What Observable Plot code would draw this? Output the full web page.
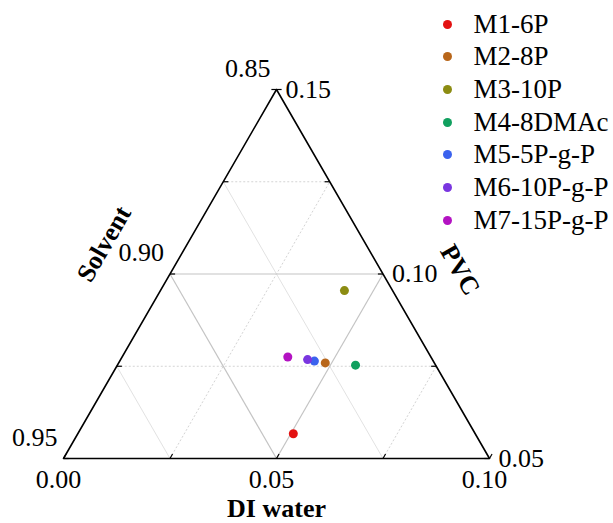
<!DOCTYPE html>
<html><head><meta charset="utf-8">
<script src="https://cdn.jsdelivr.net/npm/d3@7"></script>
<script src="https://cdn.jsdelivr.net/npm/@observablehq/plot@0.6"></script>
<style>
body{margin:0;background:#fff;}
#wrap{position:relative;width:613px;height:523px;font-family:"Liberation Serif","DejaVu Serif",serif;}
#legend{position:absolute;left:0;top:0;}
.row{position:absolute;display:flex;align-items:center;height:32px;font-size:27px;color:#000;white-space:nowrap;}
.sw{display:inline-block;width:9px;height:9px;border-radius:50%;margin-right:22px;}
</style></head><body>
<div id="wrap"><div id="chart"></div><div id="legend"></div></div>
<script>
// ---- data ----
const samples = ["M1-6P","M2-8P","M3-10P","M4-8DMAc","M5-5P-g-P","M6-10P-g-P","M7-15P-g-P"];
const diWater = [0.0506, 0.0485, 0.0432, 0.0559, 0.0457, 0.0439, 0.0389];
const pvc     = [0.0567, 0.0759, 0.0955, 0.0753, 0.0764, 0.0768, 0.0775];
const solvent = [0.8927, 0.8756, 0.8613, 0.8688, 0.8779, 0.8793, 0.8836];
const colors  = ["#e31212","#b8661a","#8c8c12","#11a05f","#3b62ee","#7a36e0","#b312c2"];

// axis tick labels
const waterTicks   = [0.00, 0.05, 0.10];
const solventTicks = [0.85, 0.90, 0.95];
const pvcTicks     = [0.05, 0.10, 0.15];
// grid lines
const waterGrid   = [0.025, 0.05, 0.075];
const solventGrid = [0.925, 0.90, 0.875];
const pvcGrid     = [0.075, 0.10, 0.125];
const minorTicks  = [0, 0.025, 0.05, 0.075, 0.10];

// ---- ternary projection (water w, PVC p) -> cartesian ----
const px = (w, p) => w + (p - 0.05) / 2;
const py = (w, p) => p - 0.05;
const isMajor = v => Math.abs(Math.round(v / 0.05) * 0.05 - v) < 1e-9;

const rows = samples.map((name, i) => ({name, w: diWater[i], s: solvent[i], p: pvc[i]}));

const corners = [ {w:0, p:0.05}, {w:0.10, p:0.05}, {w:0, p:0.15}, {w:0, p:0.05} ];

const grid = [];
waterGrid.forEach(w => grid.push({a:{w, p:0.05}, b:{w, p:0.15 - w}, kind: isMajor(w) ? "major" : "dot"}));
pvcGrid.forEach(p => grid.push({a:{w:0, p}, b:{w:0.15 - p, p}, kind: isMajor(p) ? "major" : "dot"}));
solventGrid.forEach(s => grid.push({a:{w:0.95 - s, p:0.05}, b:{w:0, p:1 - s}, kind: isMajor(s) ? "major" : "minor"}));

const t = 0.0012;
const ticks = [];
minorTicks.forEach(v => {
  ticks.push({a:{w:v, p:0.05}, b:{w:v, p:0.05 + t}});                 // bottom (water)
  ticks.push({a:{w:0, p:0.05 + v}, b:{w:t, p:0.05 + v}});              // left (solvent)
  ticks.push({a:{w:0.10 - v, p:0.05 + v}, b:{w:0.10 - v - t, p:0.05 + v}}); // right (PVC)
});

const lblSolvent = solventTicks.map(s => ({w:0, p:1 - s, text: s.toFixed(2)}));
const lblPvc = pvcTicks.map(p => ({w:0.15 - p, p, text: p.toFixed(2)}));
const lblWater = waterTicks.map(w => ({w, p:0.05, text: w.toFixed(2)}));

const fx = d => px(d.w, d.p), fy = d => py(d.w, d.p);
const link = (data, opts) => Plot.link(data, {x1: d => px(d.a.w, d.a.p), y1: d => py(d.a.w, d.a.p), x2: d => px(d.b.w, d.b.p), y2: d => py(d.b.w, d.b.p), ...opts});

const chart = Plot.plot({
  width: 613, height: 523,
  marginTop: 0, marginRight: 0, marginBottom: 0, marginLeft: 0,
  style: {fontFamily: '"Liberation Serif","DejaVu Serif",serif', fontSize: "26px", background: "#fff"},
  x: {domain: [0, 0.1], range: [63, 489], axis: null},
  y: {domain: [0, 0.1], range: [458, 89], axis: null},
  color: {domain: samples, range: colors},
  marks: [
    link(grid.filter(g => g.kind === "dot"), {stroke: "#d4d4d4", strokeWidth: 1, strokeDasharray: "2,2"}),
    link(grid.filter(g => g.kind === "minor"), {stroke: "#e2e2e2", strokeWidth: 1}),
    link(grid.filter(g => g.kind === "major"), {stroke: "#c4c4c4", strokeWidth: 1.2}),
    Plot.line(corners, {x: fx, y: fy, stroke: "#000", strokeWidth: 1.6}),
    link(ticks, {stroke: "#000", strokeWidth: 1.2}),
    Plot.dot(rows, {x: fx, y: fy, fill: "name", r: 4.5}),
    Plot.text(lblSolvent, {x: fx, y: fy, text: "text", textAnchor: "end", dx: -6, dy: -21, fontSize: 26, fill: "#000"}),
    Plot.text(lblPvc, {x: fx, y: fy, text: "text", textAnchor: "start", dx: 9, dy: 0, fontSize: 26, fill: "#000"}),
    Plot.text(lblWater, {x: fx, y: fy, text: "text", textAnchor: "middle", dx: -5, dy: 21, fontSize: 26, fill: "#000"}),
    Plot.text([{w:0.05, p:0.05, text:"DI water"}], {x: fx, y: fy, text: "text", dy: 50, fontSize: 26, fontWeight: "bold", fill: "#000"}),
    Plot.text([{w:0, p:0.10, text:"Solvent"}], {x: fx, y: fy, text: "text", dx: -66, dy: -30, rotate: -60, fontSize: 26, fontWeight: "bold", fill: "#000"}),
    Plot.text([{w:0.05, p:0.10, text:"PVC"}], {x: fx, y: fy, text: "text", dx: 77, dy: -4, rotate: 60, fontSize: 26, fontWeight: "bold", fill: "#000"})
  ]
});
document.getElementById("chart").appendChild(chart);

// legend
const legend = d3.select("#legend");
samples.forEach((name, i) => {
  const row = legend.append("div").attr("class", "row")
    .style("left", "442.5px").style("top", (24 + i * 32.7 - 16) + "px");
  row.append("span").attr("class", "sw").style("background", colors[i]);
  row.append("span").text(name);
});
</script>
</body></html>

^^^^^^^^^^^^^^^^

**Exercise requirements:** From the data above, write out everything exactly except the pictures.

**The reply:**
What Observable Plot code would draw this? Output the full web page.
<!DOCTYPE html>
<html><head><meta charset="utf-8">
<script src="https://cdn.jsdelivr.net/npm/d3@7"></script>
<script src="https://cdn.jsdelivr.net/npm/@observablehq/plot@0.6"></script>
<style>
body{margin:0;background:#fff;}
#wrap{position:relative;width:613px;height:523px;font-family:"Liberation Serif","DejaVu Serif",serif;}
#legend{position:absolute;left:0;top:0;}
.row{position:absolute;display:flex;align-items:center;height:32px;font-size:27px;color:#000;white-space:nowrap;}
.sw{display:inline-block;width:9px;height:9px;border-radius:50%;margin-right:22px;}
</style></head><body>
<div id="wrap"><div id="chart"></div><div id="legend"></div></div>
<script>
// ---- data ----
const samples = ["M1-6P","M2-8P","M3-10P","M4-8DMAc","M5-5P-g-P","M6-10P-g-P","M7-15P-g-P"];
const diWater = [0.0506, 0.0485, 0.0432, 0.0559, 0.0457, 0.0439, 0.0389];
const pvc     = [0.0567, 0.0759, 0.0955, 0.0753, 0.0764, 0.0768, 0.0775];
const solvent = [0.8927, 0.8756, 0.8613, 0.8688, 0.8779, 0.8793, 0.8836];
const colors  = ["#e31212","#b8661a","#8c8c12","#11a05f","#3b62ee","#7a36e0","#b312c2"];

// axis tick labels
const waterTicks   = [0.00, 0.05, 0.10];
const solventTicks = [0.85, 0.90, 0.95];
const pvcTicks     = [0.05, 0.10, 0.15];
// grid lines
const waterGrid   = [0.025, 0.05, 0.075];
const solventGrid = [0.925, 0.90, 0.875];
const pvcGrid     = [0.075, 0.10, 0.125];
const minorTicks  = [0, 0.025, 0.05, 0.075, 0.10];

// ---- ternary projection (water w, PVC p) -> cartesian ----
const px = (w, p) => w + (p - 0.05) / 2;
const py = (w, p) => p - 0.05;
const isMajor = v => Math.abs(Math.round(v / 0.05) * 0.05 - v) < 1e-9;

const rows = samples.map((name, i) => ({name, w: diWater[i], s: solvent[i], p: pvc[i]}));

const corners = [ {w:0, p:0.05}, {w:0.10, p:0.05}, {w:0, p:0.15}, {w:0, p:0.05} ];

const grid = [];
waterGrid.forEach(w => grid.push({a:{w, p:0.05}, b:{w, p:0.15 - w}, kind: isMajor(w) ? "major" : "dot"}));
pvcGrid.forEach(p => grid.push({a:{w:0, p}, b:{w:0.15 - p, p}, kind: isMajor(p) ? "major" : "dot"}));
solventGrid.forEach(s => grid.push({a:{w:0.95 - s, p:0.05}, b:{w:0, p:1 - s}, kind: isMajor(s) ? "major" : "minor"}));

const t = 0.0012;
const ticks = [];
minorTicks.forEach(v => {
  ticks.push({a:{w:v, p:0.05}, b:{w:v, p:0.05 + t}});                 // bottom (water)
  ticks.push({a:{w:0, p:0.05 + v}, b:{w:t, p:0.05 + v}});              // left (solvent)
  ticks.push({a:{w:0.10 - v, p:0.05 + v}, b:{w:0.10 - v - t, p:0.05 + v}}); // right (PVC)
});

const lblSolvent = solventTicks.map(s => ({w:0, p:1 - s, text: s.toFixed(2)}));
const lblPvc = pvcTicks.map(p => ({w:0.15 - p, p, text: p.toFixed(2)}));
const lblWater = waterTicks.map(w => ({w, p:0.05, text: w.toFixed(2)}));

const fx = d => px(d.w, d.p), fy = d => py(d.w, d.p);
const link = (data, opts) => Plot.link(data, {x1: d => px(d.a.w, d.a.p), y1: d => py(d.a.w, d.a.p), x2: d => px(d.b.w, d.b.p), y2: d => py(d.b.w, d.b.p), ...opts});

const chart = Plot.plot({
  width: 613, height: 523,
  marginTop: 0, marginRight: 0, marginBottom: 0, marginLeft: 0,
  style: {fontFamily: '"Liberation Serif","DejaVu Serif",serif', fontSize: "26px", background: "#fff"},
  x: {domain: [0, 0.1], range: [63, 489], axis: null},
  y: {domain: [0, 0.1], range: [458, 89], axis: null},
  color: {domain: samples, range: colors},
  marks: [
    link(grid.filter(g => g.kind === "dot"), {stroke: "#d4d4d4", strokeWidth: 1, strokeDasharray: "2,2"}),
    link(grid.filter(g => g.kind === "minor"), {stroke: "#e2e2e2", strokeWidth: 1}),
    link(grid.filter(g => g.kind === "major"), {stroke: "#c4c4c4", strokeWidth: 1.2}),
    Plot.line(corners, {x: fx, y: fy, stroke: "#000", strokeWidth: 1.6}),
    link(ticks, {stroke: "#000", strokeWidth: 1.2}),
    Plot.dot(rows, {x: fx, y: fy, fill: "name", r: 4.5}),
    Plot.text(lblSolvent, {x: fx, y: fy, text: "text", textAnchor: "end", dx: -6, dy: -21, fontSize: 26, fill: "#000"}),
    Plot.text(lblPvc, {x: fx, y: fy, text: "text", textAnchor: "start", dx: 9, dy: 0, fontSize: 26, fill: "#000"}),
    Plot.text(lblWater, {x: fx, y: fy, text: "text", textAnchor: "middle", dx: -5, dy: 21, fontSize: 26, fill: "#000"}),
    Plot.text([{w:0.05, p:0.05, text:"DI water"}], {x: fx, y: fy, text: "text", dy: 50, fontSize: 26, fontWeight: "bold", fill: "#000"}),
    Plot.text([{w:0, p:0.10, text:"Solvent"}], {x: fx, y: fy, text: "text", dx: -66, dy: -30, rotate: -60, fontSize: 26, fontWeight: "bold", fill: "#000"}),
    Plot.text([{w:0.05, p:0.10, text:"PVC"}], {x: fx, y: fy, text: "text", dx: 77, dy: -4, rotate: 60, fontSize: 26, fontWeight: "bold", fill: "#000"})
  ]
});
document.getElementById("chart").appendChild(chart);

// legend
const legend = d3.select("#legend");
samples.forEach((name, i) => {
  const row = legend.append("div").attr("class", "row")
    .style("left", "442.5px").style("top", (24 + i * 32.7 - 16) + "px");
  row.append("span").attr("class", "sw").style("background", colors[i]);
  row.append("span").text(name);
});
</script>
</body></html>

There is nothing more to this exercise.